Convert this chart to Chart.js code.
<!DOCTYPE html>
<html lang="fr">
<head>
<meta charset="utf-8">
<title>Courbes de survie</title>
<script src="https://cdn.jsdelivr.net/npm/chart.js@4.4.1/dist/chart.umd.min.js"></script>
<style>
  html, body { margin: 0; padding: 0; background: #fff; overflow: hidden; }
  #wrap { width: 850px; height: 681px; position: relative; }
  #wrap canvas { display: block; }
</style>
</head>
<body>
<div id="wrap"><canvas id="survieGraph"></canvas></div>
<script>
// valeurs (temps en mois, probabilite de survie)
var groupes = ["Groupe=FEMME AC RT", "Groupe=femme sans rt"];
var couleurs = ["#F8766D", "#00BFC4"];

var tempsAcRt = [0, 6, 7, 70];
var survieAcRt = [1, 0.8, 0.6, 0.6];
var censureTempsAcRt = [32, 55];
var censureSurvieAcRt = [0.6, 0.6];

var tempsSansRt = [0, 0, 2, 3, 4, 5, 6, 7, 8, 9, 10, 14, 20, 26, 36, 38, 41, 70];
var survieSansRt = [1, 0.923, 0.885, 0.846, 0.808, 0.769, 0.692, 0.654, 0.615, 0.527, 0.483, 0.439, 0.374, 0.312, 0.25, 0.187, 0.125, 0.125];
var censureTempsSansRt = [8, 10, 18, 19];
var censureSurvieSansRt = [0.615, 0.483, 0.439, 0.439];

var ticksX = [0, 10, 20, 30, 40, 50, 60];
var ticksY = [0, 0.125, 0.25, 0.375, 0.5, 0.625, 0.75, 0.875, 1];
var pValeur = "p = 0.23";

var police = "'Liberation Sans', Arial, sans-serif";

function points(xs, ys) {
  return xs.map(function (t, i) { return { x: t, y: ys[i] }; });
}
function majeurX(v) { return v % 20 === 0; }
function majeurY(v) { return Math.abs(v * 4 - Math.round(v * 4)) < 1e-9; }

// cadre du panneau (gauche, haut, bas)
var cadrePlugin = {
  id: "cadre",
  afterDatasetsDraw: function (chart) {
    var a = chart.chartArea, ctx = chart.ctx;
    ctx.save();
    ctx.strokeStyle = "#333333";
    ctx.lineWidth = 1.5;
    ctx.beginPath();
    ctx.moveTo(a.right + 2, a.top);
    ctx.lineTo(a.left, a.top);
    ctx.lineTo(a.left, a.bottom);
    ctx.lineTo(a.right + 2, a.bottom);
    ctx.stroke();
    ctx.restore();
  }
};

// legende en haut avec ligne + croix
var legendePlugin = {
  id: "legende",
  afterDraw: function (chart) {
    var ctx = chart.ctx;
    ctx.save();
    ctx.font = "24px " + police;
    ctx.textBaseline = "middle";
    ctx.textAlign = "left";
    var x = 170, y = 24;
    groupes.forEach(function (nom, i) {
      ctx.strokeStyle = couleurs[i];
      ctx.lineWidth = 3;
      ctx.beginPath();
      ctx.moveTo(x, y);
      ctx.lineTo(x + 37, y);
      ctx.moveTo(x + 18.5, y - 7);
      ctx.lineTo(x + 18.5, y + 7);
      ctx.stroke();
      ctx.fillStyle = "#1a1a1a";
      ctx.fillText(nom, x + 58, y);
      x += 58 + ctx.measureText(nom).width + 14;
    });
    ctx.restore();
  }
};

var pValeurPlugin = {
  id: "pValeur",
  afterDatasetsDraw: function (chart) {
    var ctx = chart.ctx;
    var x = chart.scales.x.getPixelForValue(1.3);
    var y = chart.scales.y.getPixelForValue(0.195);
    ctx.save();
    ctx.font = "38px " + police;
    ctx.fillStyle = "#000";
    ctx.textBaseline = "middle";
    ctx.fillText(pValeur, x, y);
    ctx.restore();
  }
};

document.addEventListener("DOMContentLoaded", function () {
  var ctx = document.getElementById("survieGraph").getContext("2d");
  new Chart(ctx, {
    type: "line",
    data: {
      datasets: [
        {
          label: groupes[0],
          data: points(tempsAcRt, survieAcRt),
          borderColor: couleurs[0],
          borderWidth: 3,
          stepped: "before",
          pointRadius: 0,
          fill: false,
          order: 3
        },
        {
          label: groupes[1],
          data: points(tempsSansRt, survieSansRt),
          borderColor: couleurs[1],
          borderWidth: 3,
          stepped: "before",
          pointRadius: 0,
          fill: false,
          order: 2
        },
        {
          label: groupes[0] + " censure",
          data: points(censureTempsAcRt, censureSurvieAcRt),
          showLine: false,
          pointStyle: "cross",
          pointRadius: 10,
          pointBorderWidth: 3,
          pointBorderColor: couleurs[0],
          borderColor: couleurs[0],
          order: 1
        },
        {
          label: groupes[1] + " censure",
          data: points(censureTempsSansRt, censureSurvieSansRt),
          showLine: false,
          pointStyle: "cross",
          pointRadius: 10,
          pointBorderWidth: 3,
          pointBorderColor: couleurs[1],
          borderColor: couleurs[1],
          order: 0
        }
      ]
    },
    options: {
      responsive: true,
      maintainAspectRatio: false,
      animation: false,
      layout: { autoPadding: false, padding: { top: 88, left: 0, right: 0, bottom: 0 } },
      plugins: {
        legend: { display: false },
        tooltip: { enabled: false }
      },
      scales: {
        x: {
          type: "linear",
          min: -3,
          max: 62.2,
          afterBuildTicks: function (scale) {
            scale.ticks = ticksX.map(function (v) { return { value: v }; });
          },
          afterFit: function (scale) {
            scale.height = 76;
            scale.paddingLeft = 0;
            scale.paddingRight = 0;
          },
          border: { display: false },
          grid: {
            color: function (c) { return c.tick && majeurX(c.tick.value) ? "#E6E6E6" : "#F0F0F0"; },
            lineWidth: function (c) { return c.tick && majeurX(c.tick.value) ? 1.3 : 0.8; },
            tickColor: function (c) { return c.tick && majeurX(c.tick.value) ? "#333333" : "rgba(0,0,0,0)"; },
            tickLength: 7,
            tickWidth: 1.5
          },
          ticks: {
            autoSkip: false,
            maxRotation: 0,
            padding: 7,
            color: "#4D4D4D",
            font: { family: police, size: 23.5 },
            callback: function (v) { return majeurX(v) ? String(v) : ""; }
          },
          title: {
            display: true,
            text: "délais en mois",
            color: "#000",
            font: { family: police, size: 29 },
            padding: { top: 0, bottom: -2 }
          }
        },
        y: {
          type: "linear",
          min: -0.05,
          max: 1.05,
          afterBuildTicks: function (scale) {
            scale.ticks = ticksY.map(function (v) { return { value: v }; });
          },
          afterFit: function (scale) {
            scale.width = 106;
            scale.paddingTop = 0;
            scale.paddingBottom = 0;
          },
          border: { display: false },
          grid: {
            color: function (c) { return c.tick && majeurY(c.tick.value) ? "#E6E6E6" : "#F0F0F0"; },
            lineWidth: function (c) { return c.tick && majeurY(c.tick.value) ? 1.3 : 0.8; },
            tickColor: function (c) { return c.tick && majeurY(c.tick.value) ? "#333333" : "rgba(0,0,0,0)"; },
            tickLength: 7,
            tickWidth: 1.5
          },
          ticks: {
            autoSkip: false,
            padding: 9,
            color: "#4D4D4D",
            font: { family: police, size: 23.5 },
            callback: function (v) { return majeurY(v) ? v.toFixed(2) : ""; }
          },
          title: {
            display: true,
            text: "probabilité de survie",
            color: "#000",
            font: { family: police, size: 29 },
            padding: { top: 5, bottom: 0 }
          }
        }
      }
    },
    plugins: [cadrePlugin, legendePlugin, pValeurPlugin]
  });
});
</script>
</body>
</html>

PROBLEM TO WORK ON: Reproduce the data in full, exactly as presented.

WRITTEN REPLY:
Convert this chart to Chart.js code.
<!DOCTYPE html>
<html lang="fr">
<head>
<meta charset="utf-8">
<title>Courbes de survie</title>
<script src="https://cdn.jsdelivr.net/npm/chart.js@4.4.1/dist/chart.umd.min.js"></script>
<style>
  html, body { margin: 0; padding: 0; background: #fff; overflow: hidden; }
  #wrap { width: 850px; height: 681px; position: relative; }
  #wrap canvas { display: block; }
</style>
</head>
<body>
<div id="wrap"><canvas id="survieGraph"></canvas></div>
<script>
// valeurs (temps en mois, probabilite de survie)
var groupes = ["Groupe=FEMME AC RT", "Groupe=femme sans rt"];
var couleurs = ["#F8766D", "#00BFC4"];

var tempsAcRt = [0, 6, 7, 70];
var survieAcRt = [1, 0.8, 0.6, 0.6];
var censureTempsAcRt = [32, 55];
var censureSurvieAcRt = [0.6, 0.6];

var tempsSansRt = [0, 0, 2, 3, 4, 5, 6, 7, 8, 9, 10, 14, 20, 26, 36, 38, 41, 70];
var survieSansRt = [1, 0.923, 0.885, 0.846, 0.808, 0.769, 0.692, 0.654, 0.615, 0.527, 0.483, 0.439, 0.374, 0.312, 0.25, 0.187, 0.125, 0.125];
var censureTempsSansRt = [8, 10, 18, 19];
var censureSurvieSansRt = [0.615, 0.483, 0.439, 0.439];

var ticksX = [0, 10, 20, 30, 40, 50, 60];
var ticksY = [0, 0.125, 0.25, 0.375, 0.5, 0.625, 0.75, 0.875, 1];
var pValeur = "p = 0.23";

var police = "'Liberation Sans', Arial, sans-serif";

function points(xs, ys) {
  return xs.map(function (t, i) { return { x: t, y: ys[i] }; });
}
function majeurX(v) { return v % 20 === 0; }
function majeurY(v) { return Math.abs(v * 4 - Math.round(v * 4)) < 1e-9; }

// cadre du panneau (gauche, haut, bas)
var cadrePlugin = {
  id: "cadre",
  afterDatasetsDraw: function (chart) {
    var a = chart.chartArea, ctx = chart.ctx;
    ctx.save();
    ctx.strokeStyle = "#333333";
    ctx.lineWidth = 1.5;
    ctx.beginPath();
    ctx.moveTo(a.right + 2, a.top);
    ctx.lineTo(a.left, a.top);
    ctx.lineTo(a.left, a.bottom);
    ctx.lineTo(a.right + 2, a.bottom);
    ctx.stroke();
    ctx.restore();
  }
};

// legende en haut avec ligne + croix
var legendePlugin = {
  id: "legende",
  afterDraw: function (chart) {
    var ctx = chart.ctx;
    ctx.save();
    ctx.font = "24px " + police;
    ctx.textBaseline = "middle";
    ctx.textAlign = "left";
    var x = 170, y = 24;
    groupes.forEach(function (nom, i) {
      ctx.strokeStyle = couleurs[i];
      ctx.lineWidth = 3;
      ctx.beginPath();
      ctx.moveTo(x, y);
      ctx.lineTo(x + 37, y);
      ctx.moveTo(x + 18.5, y - 7);
      ctx.lineTo(x + 18.5, y + 7);
      ctx.stroke();
      ctx.fillStyle = "#1a1a1a";
      ctx.fillText(nom, x + 58, y);
      x += 58 + ctx.measureText(nom).width + 14;
    });
    ctx.restore();
  }
};

var pValeurPlugin = {
  id: "pValeur",
  afterDatasetsDraw: function (chart) {
    var ctx = chart.ctx;
    var x = chart.scales.x.getPixelForValue(1.3);
    var y = chart.scales.y.getPixelForValue(0.195);
    ctx.save();
    ctx.font = "38px " + police;
    ctx.fillStyle = "#000";
    ctx.textBaseline = "middle";
    ctx.fillText(pValeur, x, y);
    ctx.restore();
  }
};

document.addEventListener("DOMContentLoaded", function () {
  var ctx = document.getElementById("survieGraph").getContext("2d");
  new Chart(ctx, {
    type: "line",
    data: {
      datasets: [
        {
          label: groupes[0],
          data: points(tempsAcRt, survieAcRt),
          borderColor: couleurs[0],
          borderWidth: 3,
          stepped: "before",
          pointRadius: 0,
          fill: false,
          order: 3
        },
        {
          label: groupes[1],
          data: points(tempsSansRt, survieSansRt),
          borderColor: couleurs[1],
          borderWidth: 3,
          stepped: "before",
          pointRadius: 0,
          fill: false,
          order: 2
        },
        {
          label: groupes[0] + " censure",
          data: points(censureTempsAcRt, censureSurvieAcRt),
          showLine: false,
          pointStyle: "cross",
          pointRadius: 10,
          pointBorderWidth: 3,
          pointBorderColor: couleurs[0],
          borderColor: couleurs[0],
          order: 1
        },
        {
          label: groupes[1] + " censure",
          data: points(censureTempsSansRt, censureSurvieSansRt),
          showLine: false,
          pointStyle: "cross",
          pointRadius: 10,
          pointBorderWidth: 3,
          pointBorderColor: couleurs[1],
          borderColor: couleurs[1],
          order: 0
        }
      ]
    },
    options: {
      responsive: true,
      maintainAspectRatio: false,
      animation: false,
      layout: { autoPadding: false, padding: { top: 88, left: 0, right: 0, bottom: 0 } },
      plugins: {
        legend: { display: false },
        tooltip: { enabled: false }
      },
      scales: {
        x: {
          type: "linear",
          min: -3,
          max: 62.2,
          afterBuildTicks: function (scale) {
            scale.ticks = ticksX.map(function (v) { return { value: v }; });
          },
          afterFit: function (scale) {
            scale.height = 76;
            scale.paddingLeft = 0;
            scale.paddingRight = 0;
          },
          border: { display: false },
          grid: {
            color: function (c) { return c.tick && majeurX(c.tick.value) ? "#E6E6E6" : "#F0F0F0"; },
            lineWidth: function (c) { return c.tick && majeurX(c.tick.value) ? 1.3 : 0.8; },
            tickColor: function (c) { return c.tick && majeurX(c.tick.value) ? "#333333" : "rgba(0,0,0,0)"; },
            tickLength: 7,
            tickWidth: 1.5
          },
          ticks: {
            autoSkip: false,
            maxRotation: 0,
            padding: 7,
            color: "#4D4D4D",
            font: { family: police, size: 23.5 },
            callback: function (v) { return majeurX(v) ? String(v) : ""; }
          },
          title: {
            display: true,
            text: "délais en mois",
            color: "#000",
            font: { family: police, size: 29 },
            padding: { top: 0, bottom: -2 }
          }
        },
        y: {
          type: "linear",
          min: -0.05,
          max: 1.05,
          afterBuildTicks: function (scale) {
            scale.ticks = ticksY.map(function (v) { return { value: v }; });
          },
          afterFit: function (scale) {
            scale.width = 106;
            scale.paddingTop = 0;
            scale.paddingBottom = 0;
          },
          border: { display: false },
          grid: {
            color: function (c) { return c.tick && majeurY(c.tick.value) ? "#E6E6E6" : "#F0F0F0"; },
            lineWidth: function (c) { return c.tick && majeurY(c.tick.value) ? 1.3 : 0.8; },
            tickColor: function (c) { return c.tick && majeurY(c.tick.value) ? "#333333" : "rgba(0,0,0,0)"; },
            tickLength: 7,
            tickWidth: 1.5
          },
          ticks: {
            autoSkip: false,
            padding: 9,
            color: "#4D4D4D",
            font: { family: police, size: 23.5 },
            callback: function (v) { return majeurY(v) ? v.toFixed(2) : ""; }
          },
          title: {
            display: true,
            text: "probabilité de survie",
            color: "#000",
            font: { family: police, size: 29 },
            padding: { top: 5, bottom: 0 }
          }
        }
      }
    },
    plugins: [cadrePlugin, legendePlugin, pValeurPlugin]
  });
});
</script>
</body>
</html>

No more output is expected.